**Description of the task:**
Starting from the line that contains "Give me the D3.js source for this chart.", copy every line exactly until the line that contains "const y = d3.scaleLinear().domain([0, 1]).range([339, 10]);", which is also included.

**Material for this task:**

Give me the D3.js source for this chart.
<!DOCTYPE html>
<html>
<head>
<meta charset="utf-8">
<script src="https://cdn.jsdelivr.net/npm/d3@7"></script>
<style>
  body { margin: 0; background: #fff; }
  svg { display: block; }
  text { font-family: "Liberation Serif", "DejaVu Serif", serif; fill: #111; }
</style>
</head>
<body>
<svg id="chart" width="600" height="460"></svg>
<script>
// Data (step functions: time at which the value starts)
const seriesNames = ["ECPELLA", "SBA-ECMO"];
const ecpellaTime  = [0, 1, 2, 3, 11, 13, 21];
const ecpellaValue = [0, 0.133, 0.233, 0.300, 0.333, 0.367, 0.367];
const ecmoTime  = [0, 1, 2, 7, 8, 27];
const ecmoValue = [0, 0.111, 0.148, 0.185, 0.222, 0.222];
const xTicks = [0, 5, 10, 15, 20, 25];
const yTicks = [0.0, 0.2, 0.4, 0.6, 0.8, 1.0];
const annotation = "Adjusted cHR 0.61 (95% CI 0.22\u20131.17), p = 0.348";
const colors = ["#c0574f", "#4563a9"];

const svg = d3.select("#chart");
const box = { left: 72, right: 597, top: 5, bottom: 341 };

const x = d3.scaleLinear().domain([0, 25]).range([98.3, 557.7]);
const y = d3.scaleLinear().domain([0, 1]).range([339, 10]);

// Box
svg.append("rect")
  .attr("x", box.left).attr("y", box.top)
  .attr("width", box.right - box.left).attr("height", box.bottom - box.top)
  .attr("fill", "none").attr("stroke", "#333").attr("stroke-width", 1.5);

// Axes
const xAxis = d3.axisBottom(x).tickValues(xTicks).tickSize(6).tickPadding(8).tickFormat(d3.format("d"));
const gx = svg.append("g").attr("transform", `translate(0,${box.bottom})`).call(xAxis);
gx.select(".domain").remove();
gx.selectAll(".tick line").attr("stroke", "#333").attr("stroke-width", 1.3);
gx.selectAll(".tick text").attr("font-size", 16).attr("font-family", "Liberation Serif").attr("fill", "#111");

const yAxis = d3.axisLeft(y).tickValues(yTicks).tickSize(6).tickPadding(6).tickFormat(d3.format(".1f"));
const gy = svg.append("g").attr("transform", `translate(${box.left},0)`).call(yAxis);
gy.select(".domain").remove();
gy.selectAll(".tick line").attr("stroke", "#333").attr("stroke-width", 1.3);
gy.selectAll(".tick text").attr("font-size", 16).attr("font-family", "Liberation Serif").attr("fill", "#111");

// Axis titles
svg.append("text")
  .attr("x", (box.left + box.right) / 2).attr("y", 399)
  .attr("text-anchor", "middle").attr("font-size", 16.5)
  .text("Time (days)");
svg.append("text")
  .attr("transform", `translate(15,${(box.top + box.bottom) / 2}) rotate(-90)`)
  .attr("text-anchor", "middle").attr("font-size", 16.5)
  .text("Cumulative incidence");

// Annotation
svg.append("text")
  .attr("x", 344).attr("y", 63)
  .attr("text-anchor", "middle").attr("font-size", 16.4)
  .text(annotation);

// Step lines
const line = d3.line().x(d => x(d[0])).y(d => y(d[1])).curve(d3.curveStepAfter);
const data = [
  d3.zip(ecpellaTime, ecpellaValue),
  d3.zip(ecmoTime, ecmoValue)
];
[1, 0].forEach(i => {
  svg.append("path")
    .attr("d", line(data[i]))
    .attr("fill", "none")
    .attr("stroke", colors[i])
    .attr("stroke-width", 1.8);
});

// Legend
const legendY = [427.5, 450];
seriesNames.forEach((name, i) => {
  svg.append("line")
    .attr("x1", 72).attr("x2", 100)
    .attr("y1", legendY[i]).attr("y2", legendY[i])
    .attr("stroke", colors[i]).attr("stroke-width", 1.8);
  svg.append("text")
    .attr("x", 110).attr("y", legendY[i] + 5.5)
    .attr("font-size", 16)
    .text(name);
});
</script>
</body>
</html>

...

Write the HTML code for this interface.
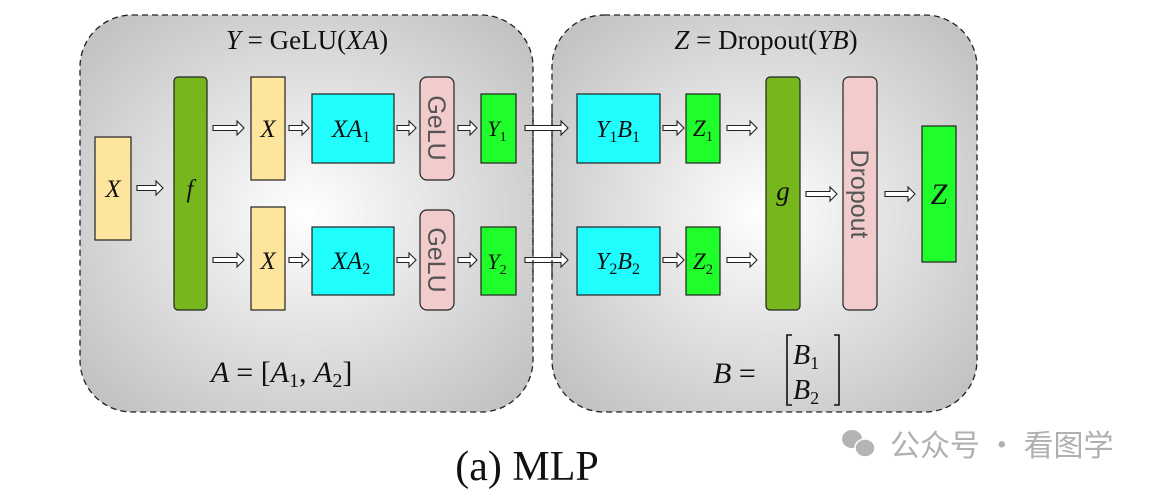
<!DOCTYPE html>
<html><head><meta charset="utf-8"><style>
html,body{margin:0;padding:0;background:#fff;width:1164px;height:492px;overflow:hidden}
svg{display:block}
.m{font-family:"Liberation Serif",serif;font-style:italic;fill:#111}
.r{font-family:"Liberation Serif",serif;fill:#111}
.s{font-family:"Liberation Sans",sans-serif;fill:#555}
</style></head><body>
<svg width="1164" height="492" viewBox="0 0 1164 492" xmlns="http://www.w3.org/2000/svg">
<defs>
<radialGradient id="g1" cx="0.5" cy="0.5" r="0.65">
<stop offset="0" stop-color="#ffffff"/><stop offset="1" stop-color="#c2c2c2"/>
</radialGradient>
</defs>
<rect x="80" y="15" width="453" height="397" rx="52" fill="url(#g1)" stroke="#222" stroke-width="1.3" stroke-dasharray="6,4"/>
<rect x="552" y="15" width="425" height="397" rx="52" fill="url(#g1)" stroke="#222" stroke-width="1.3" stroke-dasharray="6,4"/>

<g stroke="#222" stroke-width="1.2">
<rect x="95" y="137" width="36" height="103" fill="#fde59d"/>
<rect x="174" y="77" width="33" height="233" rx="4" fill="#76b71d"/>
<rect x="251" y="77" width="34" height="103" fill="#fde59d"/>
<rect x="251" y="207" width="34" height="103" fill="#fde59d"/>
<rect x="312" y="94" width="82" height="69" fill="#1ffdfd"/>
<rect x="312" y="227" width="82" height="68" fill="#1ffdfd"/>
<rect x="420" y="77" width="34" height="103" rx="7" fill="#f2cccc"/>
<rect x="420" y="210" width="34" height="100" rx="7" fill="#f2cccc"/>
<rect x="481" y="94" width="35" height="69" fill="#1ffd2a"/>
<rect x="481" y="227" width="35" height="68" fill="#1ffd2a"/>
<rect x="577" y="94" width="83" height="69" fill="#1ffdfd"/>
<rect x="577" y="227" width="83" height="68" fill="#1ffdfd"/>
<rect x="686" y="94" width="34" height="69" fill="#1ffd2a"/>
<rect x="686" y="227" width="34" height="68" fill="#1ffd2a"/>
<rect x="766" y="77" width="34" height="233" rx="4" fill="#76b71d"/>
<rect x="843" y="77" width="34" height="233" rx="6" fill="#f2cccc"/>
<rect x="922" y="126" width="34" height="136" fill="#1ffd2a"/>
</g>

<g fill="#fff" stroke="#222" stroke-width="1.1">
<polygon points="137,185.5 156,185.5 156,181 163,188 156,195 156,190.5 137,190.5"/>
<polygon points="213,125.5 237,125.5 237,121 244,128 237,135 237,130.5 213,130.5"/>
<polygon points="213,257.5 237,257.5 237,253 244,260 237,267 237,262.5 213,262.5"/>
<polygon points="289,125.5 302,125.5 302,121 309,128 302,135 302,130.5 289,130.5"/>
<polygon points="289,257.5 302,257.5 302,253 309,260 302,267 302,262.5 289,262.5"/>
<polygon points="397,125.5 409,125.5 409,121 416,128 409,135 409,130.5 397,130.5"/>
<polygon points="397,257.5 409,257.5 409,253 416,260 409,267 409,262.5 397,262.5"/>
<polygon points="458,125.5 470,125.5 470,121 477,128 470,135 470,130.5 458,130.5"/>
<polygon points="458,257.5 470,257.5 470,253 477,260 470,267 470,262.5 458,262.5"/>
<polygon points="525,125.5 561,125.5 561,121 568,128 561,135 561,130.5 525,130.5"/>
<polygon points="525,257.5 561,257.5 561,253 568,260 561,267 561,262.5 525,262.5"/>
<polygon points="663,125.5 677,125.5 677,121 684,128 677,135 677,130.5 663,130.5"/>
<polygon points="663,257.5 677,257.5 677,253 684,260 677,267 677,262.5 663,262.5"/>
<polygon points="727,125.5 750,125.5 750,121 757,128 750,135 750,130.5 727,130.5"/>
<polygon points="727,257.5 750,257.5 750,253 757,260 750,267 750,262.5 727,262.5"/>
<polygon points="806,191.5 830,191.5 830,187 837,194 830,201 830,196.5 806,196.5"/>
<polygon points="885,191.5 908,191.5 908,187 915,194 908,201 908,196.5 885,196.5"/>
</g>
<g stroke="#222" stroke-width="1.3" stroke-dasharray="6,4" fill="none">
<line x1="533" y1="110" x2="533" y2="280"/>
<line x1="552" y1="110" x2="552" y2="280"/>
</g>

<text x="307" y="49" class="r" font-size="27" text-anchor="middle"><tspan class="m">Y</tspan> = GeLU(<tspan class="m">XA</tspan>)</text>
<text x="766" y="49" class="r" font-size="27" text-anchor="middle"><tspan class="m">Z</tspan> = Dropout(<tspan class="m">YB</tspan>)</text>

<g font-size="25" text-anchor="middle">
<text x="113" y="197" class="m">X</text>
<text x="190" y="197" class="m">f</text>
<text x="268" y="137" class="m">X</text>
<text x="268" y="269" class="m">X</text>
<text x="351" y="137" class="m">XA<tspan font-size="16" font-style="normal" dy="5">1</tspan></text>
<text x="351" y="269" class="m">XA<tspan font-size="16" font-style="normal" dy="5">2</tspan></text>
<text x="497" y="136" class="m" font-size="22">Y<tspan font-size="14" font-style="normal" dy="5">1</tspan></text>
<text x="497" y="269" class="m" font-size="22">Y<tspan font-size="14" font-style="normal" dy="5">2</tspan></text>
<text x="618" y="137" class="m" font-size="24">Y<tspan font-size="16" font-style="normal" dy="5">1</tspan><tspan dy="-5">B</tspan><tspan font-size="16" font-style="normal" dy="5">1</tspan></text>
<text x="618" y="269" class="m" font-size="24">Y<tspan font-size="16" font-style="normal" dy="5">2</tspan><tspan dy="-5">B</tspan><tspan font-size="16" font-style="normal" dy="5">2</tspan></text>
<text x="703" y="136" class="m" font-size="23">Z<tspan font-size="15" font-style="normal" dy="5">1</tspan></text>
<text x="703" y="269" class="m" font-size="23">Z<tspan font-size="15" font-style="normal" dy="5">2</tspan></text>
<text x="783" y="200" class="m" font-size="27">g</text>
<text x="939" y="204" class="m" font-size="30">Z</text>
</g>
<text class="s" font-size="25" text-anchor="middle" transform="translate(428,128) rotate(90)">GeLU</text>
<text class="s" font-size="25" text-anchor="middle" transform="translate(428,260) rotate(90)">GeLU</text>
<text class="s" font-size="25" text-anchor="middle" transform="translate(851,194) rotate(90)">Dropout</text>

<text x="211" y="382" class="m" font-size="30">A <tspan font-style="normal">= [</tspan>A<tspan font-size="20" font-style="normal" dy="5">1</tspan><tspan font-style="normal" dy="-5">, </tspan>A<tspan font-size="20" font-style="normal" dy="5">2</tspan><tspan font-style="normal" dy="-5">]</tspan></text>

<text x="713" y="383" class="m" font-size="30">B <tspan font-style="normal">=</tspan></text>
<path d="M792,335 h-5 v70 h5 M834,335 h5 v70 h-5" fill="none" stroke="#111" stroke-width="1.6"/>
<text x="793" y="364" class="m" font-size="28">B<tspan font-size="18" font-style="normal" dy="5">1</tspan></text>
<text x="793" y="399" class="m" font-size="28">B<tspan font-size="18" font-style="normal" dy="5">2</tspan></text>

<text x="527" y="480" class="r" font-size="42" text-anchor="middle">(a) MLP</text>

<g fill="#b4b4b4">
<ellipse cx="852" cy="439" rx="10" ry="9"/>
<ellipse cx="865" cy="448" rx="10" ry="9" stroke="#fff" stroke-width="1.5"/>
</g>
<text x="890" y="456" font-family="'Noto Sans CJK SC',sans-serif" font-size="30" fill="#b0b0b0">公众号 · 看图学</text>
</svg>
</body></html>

...

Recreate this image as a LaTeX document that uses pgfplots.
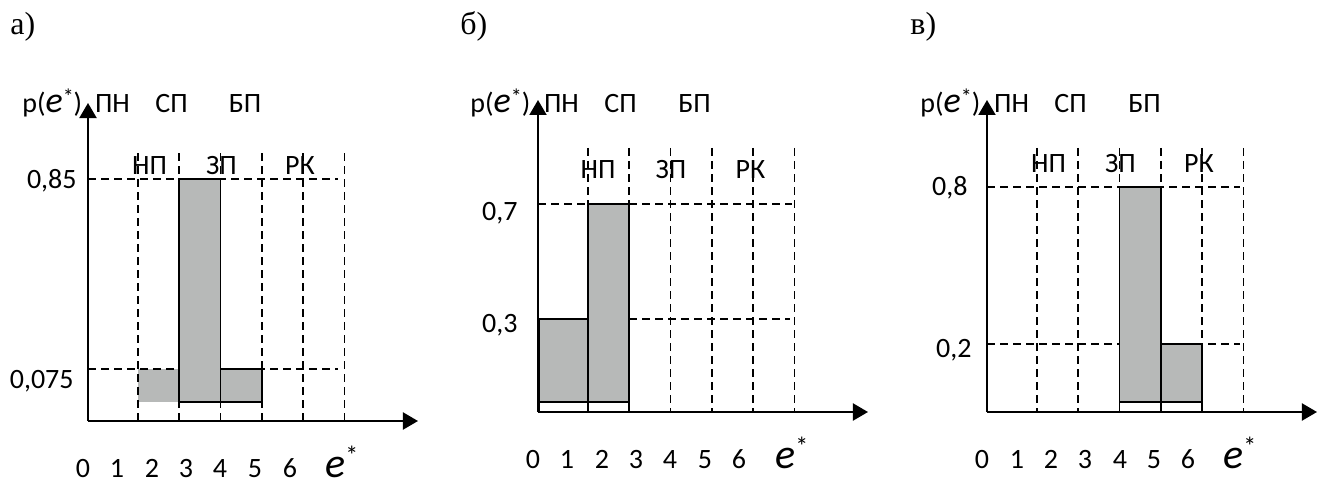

**Answer to this problem:**
Give me the D3.js source for this chart.
<!DOCTYPE html>
<html>
<head>
<meta charset="utf-8">
<script src="https://cdn.jsdelivr.net/npm/d3@7"></script>
<style>
  body { margin: 0; background: #fff; }
  svg { display: block; }
  text { font-family: "Liberation Serif", "DejaVu Serif", serif; fill: #111; }
</style>
</head>
<body>
<svg id="chart" width="600" height="460"></svg>
<script>
// Data (step functions: time at which the value starts)
const seriesNames = ["ECPELLA", "SBA-ECMO"];
const ecpellaTime  = [0, 1, 2, 3, 11, 13, 21];
const ecpellaValue = [0, 0.133, 0.233, 0.300, 0.333, 0.367, 0.367];
const ecmoTime  = [0, 1, 2, 7, 8, 27];
const ecmoValue = [0, 0.111, 0.148, 0.185, 0.222, 0.222];
const xTicks = [0, 5, 10, 15, 20, 25];
const yTicks = [0.0, 0.2, 0.4, 0.6, 0.8, 1.0];
const annotation = "Adjusted cHR 0.61 (95% CI 0.22\u20131.17), p = 0.348";
const colors = ["#c0574f", "#4563a9"];

const svg = d3.select("#chart");
const box = { left: 72, right: 597, top: 5, bottom: 341 };

const x = d3.scaleLinear().domain([0, 25]).range([98.3, 557.7]);
const y = d3.scaleLinear().domain([0, 1]).range([339, 10]);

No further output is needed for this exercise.